Technology Continues to Carry More of the Load
One of the clearest areas of resilience remains technology-related manufacturing and investment activity.
Demand linked to semiconductors and digital infrastructure continues to support industrial production and export activity across several economies. In Singapore, the technology-focused PMI recently reached an eight-year high, while electronics-related production remains a significant contributor to manufacturing output.
This continues to provide an important buffer for broader economic activity at a time when more cyclical and consumer-sensitive sectors are beginning to soften.
The concentration of that strength, however, also matters. A growing share of current momentum is now being driven by sectors tied to technology, infrastructure and investment spending, rather than by broad-based expansion across the wider economy.
Singapore Reflects the Same Divide
Singapore’s latest data reflects many of the same crosscurrents emerging globally.
On the surface, activity remains relatively healthy. Retail sales rose 4.0 percent year-on-year in the first quarter, visitor arrivals continued to increase, and tourism receipts are projected to remain near record levels. Authorities are also pressing ahead with longer-term tourism expansion plans, including new cruise and waterfront developments, despite the more uncertain external backdrop.
Manufacturing activity has also remained in expansion, supported by electronics and semiconductor-related production tied to ongoing technology and infrastructure demand. The stronger Singapore dollar has similarly supported outbound travel, with residents continuing to spend on overseas holidays and discretionary purchases abroad.
Pressure is becoming more visible in parts of the economy more directly exposed to everyday consumer spending.
Food-and-beverage closures rose sharply in the first quarter, particularly among restaurants and cafés, while net industry growth slowed significantly. Restaurant takings increased only modestly despite higher menu prices, and inflation-adjusted restaurant sales declined for a twelfth consecutive quarter.
This paints a more nuanced picture of domestic conditions. Tourism, investment activity and higher-end discretionary spending remain reasonably supportive, while more price-sensitive segments of the consumer economy are becoming increasingly challenging for businesses to navigate.
The Trade-Offs Are Becoming Harder to Ignore
The broader macroeconomic backdrop continues to leave policymakers with limited flexibility.
The US labour market remained relatively firm in April, with payroll growth exceeding expectations and unemployment holding steady at 4.3 percent. At the same time, inflation pressures tied to energy, logistics and tariffs continue to build across multiple economies.
This leaves central banks confronting a more complicated environment than headline growth figures alone might suggest. Parts of the economy continue to expand at a healthy pace, while more consumer-sensitive sectors are beginning to slow under the weight of higher costs and weaker demand conditions.
Lowering rates too early risks reinforcing inflation pressures. Holding policy tight for too long risks placing additional strain on weaker parts of the economy.

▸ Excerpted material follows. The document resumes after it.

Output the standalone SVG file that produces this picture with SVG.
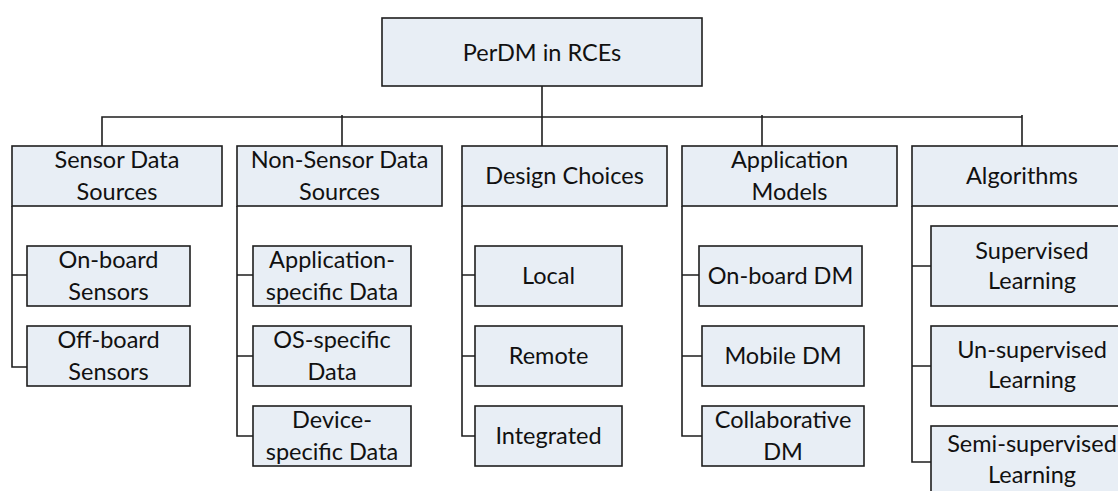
<svg xmlns="http://www.w3.org/2000/svg" width="1118" height="491" viewBox="0 0 1118 491">
<style>
.box{fill:#E8EEF5;stroke:#1E1E1E;stroke-width:1.6}
.t{font-family:Lato,"Liberation Sans",sans-serif;font-size:23.5px;fill:#111;text-anchor:middle}
.c{fill:none;stroke:#1E1E1E;stroke-width:1.6}
</style>
<rect width="1118" height="491" fill="#fff"/>
<g id="connectors">
<path class="c" d="M542 86V146M102 146V117H1022M342 115V146M762 115V146M1022 115V146"/>
<path class="c" d="M12 206V367H27M12 275H27"/>
<path class="c" d="M237 206V436H253M237 275H253M237 356H253"/>
<path class="c" d="M462 206V436H475M462 275H475M462 356H475"/>
<path class="c" d="M682 206V436H702M682 275H699M682 356H702"/>
<path class="c" d="M912 206V462H931M912 266H931M912 366H931"/>
</g>
<g id="root"><rect class="box" x="382" y="18" width="320" height="68"/><text class="t" x="542" y="61">PerDM in RCEs</text></g>
<g id="sensor"><rect class="box" x="12" y="146" width="210" height="60"/><text class="t" x="117" y="168">Sensor Data</text><text class="t" x="117" y="200">Sources</text></g>
<g id="nonsensor"><rect class="box" x="237" y="146" width="205" height="60"/><text class="t" x="339.5" y="168">Non-Sensor Data</text><text class="t" x="339.5" y="200">Sources</text></g>
<g id="design"><rect class="box" x="462" y="146" width="205" height="60"/><text class="t" x="564.5" y="184">Design Choices</text></g>
<g id="appmodels"><rect class="box" x="682" y="146" width="215" height="60"/><text class="t" x="789.5" y="168">Application</text><text class="t" x="789.5" y="200">Models</text></g>
<g id="algorithms"><rect class="box" x="912" y="146" width="220" height="60"/><text class="t" x="1022" y="184">Algorithms</text></g>
<g id="onboard-sensors"><rect class="box" x="27" y="246" width="163" height="60"/><text class="t" x="108.5" y="268">On-board</text><text class="t" x="108.5" y="300">Sensors</text></g>
<g id="offboard-sensors"><rect class="box" x="27" y="326" width="163" height="60"/><text class="t" x="108.5" y="348">Off-board</text><text class="t" x="108.5" y="380">Sensors</text></g>
<g id="app-data"><rect class="box" x="253" y="246" width="158" height="60"/><text class="t" x="332" y="268">Application-</text><text class="t" x="332" y="300">specific Data</text></g>
<g id="os-data"><rect class="box" x="253" y="326" width="158" height="60"/><text class="t" x="332" y="348">OS-specific</text><text class="t" x="332" y="380">Data</text></g>
<g id="device-data"><rect class="box" x="253" y="406" width="158" height="60"/><text class="t" x="332" y="428">Device-</text><text class="t" x="332" y="460">specific Data</text></g>
<g id="local"><rect class="box" x="475" y="246" width="147" height="60"/><text class="t" x="548.5" y="284">Local</text></g>
<g id="remote"><rect class="box" x="475" y="326" width="147" height="60"/><text class="t" x="548.5" y="364">Remote</text></g>
<g id="integrated"><rect class="box" x="475" y="406" width="147" height="60"/><text class="t" x="548.5" y="444">Integrated</text></g>
<g id="onboard-dm"><rect class="box" x="699" y="246" width="163" height="60"/><text class="t" x="780.5" y="284">On-board DM</text></g>
<g id="mobile-dm"><rect class="box" x="702" y="326" width="162" height="60"/><text class="t" x="783" y="364">Mobile DM</text></g>
<g id="collab-dm"><rect class="box" x="702" y="406" width="162" height="60"/><text class="t" x="783" y="428">Collaborative</text><text class="t" x="783" y="460">DM</text></g>
<g id="supervised"><rect class="box" x="931" y="226" width="202" height="80"/><text class="t" x="1032" y="259">Supervised</text><text class="t" x="1032" y="289">Learning</text></g>
<g id="unsupervised"><rect class="box" x="931" y="326" width="202" height="80"/><text class="t" x="1032" y="358">Un-supervised</text><text class="t" x="1032" y="388">Learning</text></g>
<g id="semisupervised"><rect class="box" x="931" y="426" width="202" height="80"/><text class="t" x="1032" y="452">Semi-supervised</text><text class="t" x="1032" y="483">Learning</text></g>
</svg>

That balance is becoming progressively more difficult to manage.
Conclusion
The broader message from the latest data is not one of imminent economic deterioration. Manufacturing activity remains supportive, labour markets continue to hold up, and investment-linked sectors are still providing momentum to the global economy.

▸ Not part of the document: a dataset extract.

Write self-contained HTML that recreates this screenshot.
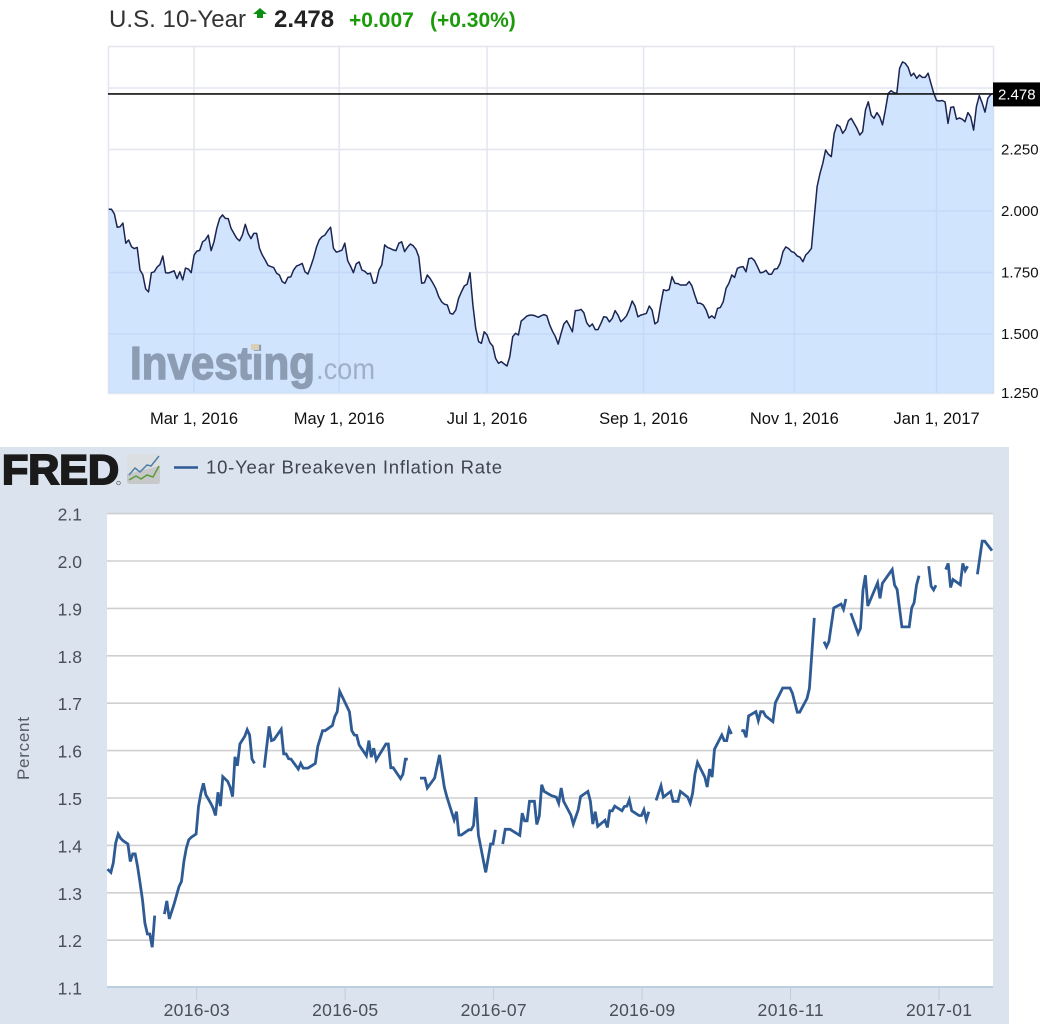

What is changing is the distribution of confidence.
Businesses continue to invest and prepare for growth, while consumers are becoming more selective in how they spend. The result is an economy that continues to move forward, though with a widening divide between sectors benefiting from investment and those more exposed to rising costs and everyday demand pressures.
For markets, that distinction may matter more in the months ahead than the headline growth numbers alone.